To visualize the information, you can use Grafana: either with their cloud option or run the open source code yourself.

Once setup, run:

bash
grafana server
grafana server

which will begin a server on localhost:3000. If you open the url on your browser you will see the Grafana login page. Use admin for both the user and password to log in.

You will need to link the prometheus server as a data source. To do that go to "Configuration" in the sidebar and then "Data Sources". Add a new data source specifying the URL of the Prometheus instance (default at localhost:9090). Click "Save & test" to confirm.

Lastly, you will need to setup a dashboard. You can choose to do this yourself, handpicking the metrics that are important or you can simply export an existing design. Fortunately the cosmos ecosystem has conjured a "Cosmos Dashboard". On the sidebar, click "Dashboards" and then "import". Enter the following dashboard ID: 11036 and then link it to the "Prometheus" data source you just set up. Finally click the "Import" button and the "Cosmos Dashboard" should appear.

Node exporter

Celestia's metrics include a plethora of application specific trackers but it's also important to keep an eye on system level metrics such as memory usage and disk space. This can be best achieved by running Node Exporter.
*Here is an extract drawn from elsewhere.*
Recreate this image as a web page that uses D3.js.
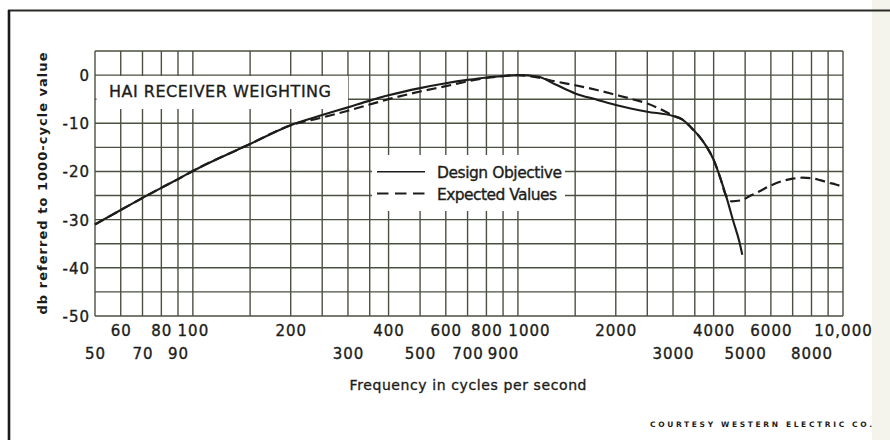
<!DOCTYPE html>
<html>
<head>
<meta charset="utf-8">
<script src="https://cdn.jsdelivr.net/npm/d3@7"></script>
<style>
  html, body { margin: 0; padding: 0; background: #ffffff; }
  svg { display: block; }
  text { font-family: "DejaVu Sans", "Noto Sans", sans-serif; fill: #1c1c1a; stroke: #1c1c1a; stroke-width: 0.35px; }
</style>
</head>
<body>
<script>
// HA1 receiver weighting: response in dB relative to the 1000-cycle value
const freqDesign = [50, 60, 70, 80, 90, 100, 150, 200, 250, 300, 350, 400, 500, 600, 700, 800, 900,
  1000, 1150, 1300, 1500, 1750, 2000, 2500, 3000, 3200, 3400, 3600, 3800, 4000, 4200, 4400, 4600, 4800, 4900];
const dbDesign = [-31, -28, -25.5, -23.4, -21.6, -19.9, -14.3, -10.4, -8.3, -6.7, -5.3, -4.2, -2.7, -1.7, -1.0, -0.5, -0.2,
  0, -0.3, -1.9, -3.8, -5.1, -6.2, -7.6, -8.5, -9.2, -10.8, -12.6, -14.8, -17.6, -21.5, -25.8, -30.4, -34.6, -37.3];

const freqExpected = [50, 60, 70, 80, 90, 100, 150, 200, 250, 300, 350, 400, 500, 600, 700, 800, 900,
  1000, 1150, 1300, 1500, 1750, 2000, 2250, 2500, 2750, 3000, 3200, 3400, 3600, 3800, 4000, 4200, 4350,
  4550, 4850, 5200, 5500, 6000, 6500, 7000, 7500, 8000, 8500, 9000, 9500, 10000];
const dbExpected = [-31, -28, -25.5, -23.4, -21.6, -19.9, -14.3, -10.4, -8.8, -7.4, -6.1, -5.0, -3.4, -2.3, -1.3, -0.6, -0.2,
  0, -0.5, -1.3, -2.1, -3.1, -4.1, -5.0, -5.9, -7.1, -8.4, -9.2, -10.8, -12.6, -14.8, -17.6, -21.5, -24.8,
  -26.2, -26.0, -25.0, -24.2, -22.9, -22.0, -21.5, -21.3, -21.4, -21.8, -22.3, -22.7, -23.2];

// grid rulings and tick labels
const freqGrid = [50, 60, 70, 80, 90, 100, 150, 200, 250, 300, 350, 400, 500, 600, 700, 800, 900,
  1000, 1500, 2000, 2500, 3000, 3500, 4000, 5000, 6000, 7000, 8000, 9000, 10000];
const dbGrid = [5, 0, -5, -10, -15, -20, -25, -30, -35, -40, -45, -50];
const freqLabelsUpper = [60, 80, 100, 200, 400, 600, 800, 1000, 2000, 4000, 6000, 10000];
const freqLabelsLower = [50, 70, 90, 300, 500, 700, 900, 3000, 5000, 8000];
const dbLabels = [0, -10, -20, -30, -40, -50];

const W = 890, H = 440;
const svg = d3.select("body").append("svg").attr("width", W).attr("height", H);

const x = d3.scaleLog().domain([50, 10000]).range([95, 843]);
const y = d3.scaleLinear().domain([-50, 5]).range([316, 51]);

const gridColor = "#4b5141";
const ink = "#1c1c1a";

// page edge and frame
svg.append("rect").attr("x", 872).attr("y", 0).attr("width", 18).attr("height", H).attr("fill", "#f4f4ec");
svg.append("line").attr("x1", 8).attr("x2", 890).attr("y1", 10.5).attr("y2", 10.5)
  .attr("stroke", "#2a2a28").attr("stroke-width", 2);
svg.append("line").attr("x1", 9).attr("x2", 9).attr("y1", 10).attr("y2", 440)
  .attr("stroke", "#1a1a18").attr("stroke-width", 2.6);

// grid
const grid = svg.append("g");
grid.selectAll("line.v").data(freqGrid).join("line")
  .attr("x1", d => x(d)).attr("x2", d => x(d)).attr("y1", y(5)).attr("y2", y(-50))
  .attr("stroke", gridColor).attr("stroke-width", 1.4);
grid.selectAll("line.h").data(dbGrid).join("line")
  .attr("y1", d => y(d)).attr("y2", d => y(d)).attr("x1", x(50)).attr("x2", x(10000))
  .attr("stroke", gridColor).attr("stroke-width", 1.4);

// title panel
svg.append("rect").attr("x", 96.5).attr("y", 76).attr("width", 251.5).attr("height", 33).attr("fill", "#fff");
svg.append("text").attr("x", 109).attr("y", 97).attr("font-size", 16)
  .attr("textLength", 222).attr("lengthAdjust", "spacing").text("HAI RECEIVER WEIGHTING");

// legend panel
svg.append("rect").attr("x", 372).attr("y", 155).attr("width", 193).attr("height", 56).attr("fill", "#fff");
svg.append("line").attr("x1", 377).attr("x2", 425).attr("y1", 171.7).attr("y2", 171.7)
  .attr("stroke", ink).attr("stroke-width", 1.6);
svg.append("line").attr("x1", 377).attr("x2", 425).attr("y1", 193.5).attr("y2", 193.5)
  .attr("stroke", ink).attr("stroke-width", 2.2).attr("stroke-dasharray", "11.5,6.5");
svg.append("text").attr("x", 437).attr("y", 177.5).attr("font-size", 15.5)
  .attr("textLength", 125).attr("lengthAdjust", "spacing").text("Design Objective");
svg.append("text").attr("x", 437).attr("y", 199.5).attr("font-size", 15.5)
  .attr("textLength", 120).attr("lengthAdjust", "spacing").text("Expected Values");

// curves
const line = d3.line().x(d => x(d[0])).y(d => y(d[1])).curve(d3.curveMonotoneX);
svg.append("path").datum(d3.zip(freqExpected, dbExpected)).attr("d", line)
  .attr("fill", "none").attr("stroke", ink).attr("stroke-width", 2.2)
  .attr("stroke-dasharray", "10,5");
svg.append("path").datum(d3.zip(freqDesign, dbDesign)).attr("d", line)
  .attr("fill", "none").attr("stroke", ink).attr("stroke-width", 2.1)
  .attr("stroke-linejoin", "round");

// axes
const fmtFreq = d => d >= 10000 ? d3.format(",")(d) : String(d);
const axUpper = svg.append("g").attr("transform", `translate(0,${y(-50) + 9})`)
  .call(d3.axisBottom(x).tickValues(freqLabelsUpper).tickFormat(fmtFreq).tickSize(0).tickPadding(0));
const axLower = svg.append("g").attr("transform", `translate(0,${y(-50) + 32})`)
  .call(d3.axisBottom(x).tickValues(freqLabelsLower).tickFormat(fmtFreq).tickSize(0).tickPadding(0));
const axLeft = svg.append("g").attr("transform", `translate(${x(50)},0)`)
  .call(d3.axisLeft(y).tickValues(dbLabels).tickFormat(d => d).tickSize(0).tickPadding(5));
[axUpper, axLower, axLeft].forEach(g => {
  g.select(".domain").remove();
  g.selectAll("text").attr("font-size", 15).attr("fill", ink).attr("letter-spacing", 1);
});
axLeft.selectAll("text").attr("dy", "0.36em");
// the crowded 1000 label sits a little to the right of its ruling
axUpper.selectAll(".tick").filter(d => d === 1000).select("text").attr("dx", 11);

// axis titles
svg.append("text").attr("x", 468).attr("y", 390).attr("text-anchor", "middle").attr("font-size", 14)
  .attr("textLength", 237).attr("lengthAdjust", "spacing").text("Frequency in cycles per second");
svg.append("text").attr("transform", "translate(47,183.5) rotate(-90)").attr("text-anchor", "middle")
  .attr("font-size", 13).attr("font-weight", "bold").style("stroke-width", "0px")
  .attr("textLength", 262).attr("lengthAdjust", "spacing").text("db referred to 1000-cycle value");

// credit line
svg.append("text").attr("x", 650).attr("y", 427).attr("font-size", 7.5).attr("font-weight", "bold")
  .style("stroke-width", "0px")
  .attr("textLength", 222).attr("lengthAdjust", "spacing").text("COURTESY WESTERN ELECTRIC CO.");
</script>
</body>
</html>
Follow the guide in the link to get set up, adding the port number to the prometheus.yml file.

Alerts

The final cherry on the cake is to integrate your monitoring system with a mechanism for producing alerts to warn you if your node has crashed or is no longer able to stay at the head of the chain.

Since we're already using Grafana, we can install the Grafana OnCall plugin. OnCall allows you to setup integrations. It could be a webhook or a direct integration into Telegram or Slack. You can find more information on Grafana's Docs Page.